An Appalachian signature
“Ramps have become synonymous with Appalachia, a signature ingredient, along with moonshine,” says Séguret, whose books include Appalachian Appetite: Recipes from the Heart of America and Child of the Woods: An Appalachian Odyssey. “Ramp festivals abound in the Southern Appalachian mountains, giving folks a chance to gather and share their intensity, always in the company of music, and often with contests to see who can eat the most of the ingredient in question.”
West Virginia — where you can eat the likes of ramp bagels at Zeke’s Breakfast and Bakes in Morgantown and chase that down with ramp wine (described as a traditional spring tonic, but also great for cooking) from Kirkwood Winery in nearby Summersville — is home to the most venerable such ramp festival, the Feast of the Ramson that gives the town of Richwood its nickname of “Ramp Capital of the World.” The town just celebrated its 86th annual feast, serving 1,500 attendees more than 200 pounds of ramps.
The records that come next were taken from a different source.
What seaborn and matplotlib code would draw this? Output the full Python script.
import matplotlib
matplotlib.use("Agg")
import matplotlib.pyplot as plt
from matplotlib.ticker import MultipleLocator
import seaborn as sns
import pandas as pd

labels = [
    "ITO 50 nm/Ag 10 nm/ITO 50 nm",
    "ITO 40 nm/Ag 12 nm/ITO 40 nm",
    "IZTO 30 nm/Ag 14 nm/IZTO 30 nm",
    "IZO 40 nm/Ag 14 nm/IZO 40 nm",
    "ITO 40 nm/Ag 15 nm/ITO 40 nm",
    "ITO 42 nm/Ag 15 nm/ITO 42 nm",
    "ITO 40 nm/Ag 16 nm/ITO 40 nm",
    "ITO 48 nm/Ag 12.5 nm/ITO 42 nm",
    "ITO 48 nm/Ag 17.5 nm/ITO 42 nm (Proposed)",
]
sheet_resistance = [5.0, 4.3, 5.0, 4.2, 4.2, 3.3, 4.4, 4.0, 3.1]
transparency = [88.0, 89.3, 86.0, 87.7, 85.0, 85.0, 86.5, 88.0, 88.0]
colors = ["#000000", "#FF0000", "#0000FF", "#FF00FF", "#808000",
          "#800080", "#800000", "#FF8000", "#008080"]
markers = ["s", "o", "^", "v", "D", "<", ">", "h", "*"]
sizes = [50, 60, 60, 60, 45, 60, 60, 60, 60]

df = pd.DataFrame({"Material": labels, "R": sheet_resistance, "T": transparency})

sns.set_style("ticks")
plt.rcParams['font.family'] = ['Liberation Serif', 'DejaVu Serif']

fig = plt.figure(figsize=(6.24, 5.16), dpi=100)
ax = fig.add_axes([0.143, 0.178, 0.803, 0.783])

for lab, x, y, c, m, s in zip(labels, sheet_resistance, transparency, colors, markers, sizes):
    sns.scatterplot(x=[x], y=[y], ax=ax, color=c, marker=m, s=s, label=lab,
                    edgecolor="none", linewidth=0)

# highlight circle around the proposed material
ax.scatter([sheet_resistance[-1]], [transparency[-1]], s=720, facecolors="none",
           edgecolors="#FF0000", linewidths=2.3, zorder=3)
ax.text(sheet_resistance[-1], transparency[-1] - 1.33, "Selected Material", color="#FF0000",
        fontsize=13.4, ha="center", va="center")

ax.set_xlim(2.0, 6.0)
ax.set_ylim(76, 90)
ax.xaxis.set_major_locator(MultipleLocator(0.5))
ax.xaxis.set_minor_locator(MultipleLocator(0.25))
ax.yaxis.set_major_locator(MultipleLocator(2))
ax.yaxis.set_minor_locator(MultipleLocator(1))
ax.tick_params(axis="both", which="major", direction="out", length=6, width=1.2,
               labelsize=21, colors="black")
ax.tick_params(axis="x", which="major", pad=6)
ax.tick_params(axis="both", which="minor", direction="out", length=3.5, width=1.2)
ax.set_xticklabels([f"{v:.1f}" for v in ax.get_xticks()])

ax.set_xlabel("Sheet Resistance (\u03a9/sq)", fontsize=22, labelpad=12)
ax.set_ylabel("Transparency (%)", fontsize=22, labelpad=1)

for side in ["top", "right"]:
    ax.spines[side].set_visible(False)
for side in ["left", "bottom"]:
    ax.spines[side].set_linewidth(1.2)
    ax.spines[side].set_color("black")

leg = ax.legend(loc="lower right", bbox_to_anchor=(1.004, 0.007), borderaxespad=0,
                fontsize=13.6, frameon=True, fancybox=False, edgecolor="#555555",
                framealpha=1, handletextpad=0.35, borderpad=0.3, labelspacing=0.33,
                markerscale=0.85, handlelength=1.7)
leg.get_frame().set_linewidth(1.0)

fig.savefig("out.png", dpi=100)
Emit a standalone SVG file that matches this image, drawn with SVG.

Leave more than you take — or grow your own
In recent years, ramps “became popular when well-known chefs began to showcase them and using them became an indicator of knowing your season and your locality,” Monk says. Of course, ramps’ star status has led to a contemporary gold rush that has destroyed many wild patches. Experts like Alexis Nikole Nelson, who goes by Black Forager on social media, spend a lot of time encouraging responsible harvesting of these slow growers, which can take up to seven years from seed to flower. Many, including Amy Demers of CT Foraging Club in Connecticut, urge foragers to gather less than 10 percent of leaves from large populations. One popular strategy from the “leave more than you take” playbook involves gathering only one leaf from plants that have multiple, leaving at least one leaf and the bulb, rhizome, and roots intact so the plant can still photosynthesize and store energy. “Trimming the leaves only is a sustainability measure,” says Monk.
Another slightly more advanced technique is based on Indigenous land management practices that date back millennia: thinning dense clusters of the clonally reproducing bulbs to give more space and energy to the remaining bulbs and replanting some elsewhere to help the population spread. “I've transplanted a few bulbs closer to my house, as they like to grow in steep, relatively inaccessible places, and they multiply like daffodils,” says Séguret, who also teaches attendees of her Appalachian Culinary Experience how to forage and prepare the coveted ingredient. The USDA has also promoted forest farming ramps to help meet demand and reduce pressure on wild populations.
Suppose you don’t have access to a patch that you know is thriving and ready to expand. In that case, you can start your own ramp holler with seeds or bulbs from Vermont-based Gates Hill Farm, a rare commercial operation that works with a variety of farmers to sustainably grow and harvest ramps. Ramps have a reputation for being a finicky crop. Still, Séguret’s experience supports anecdotal evidence from my own young ramp patch, which is that ramps aren’t difficult to grow — they’re simply unhurried.
With that in mind, 50 ramps for $50 is a bargain. Think of it as an investment in an indelible taste of spring for countless years to come.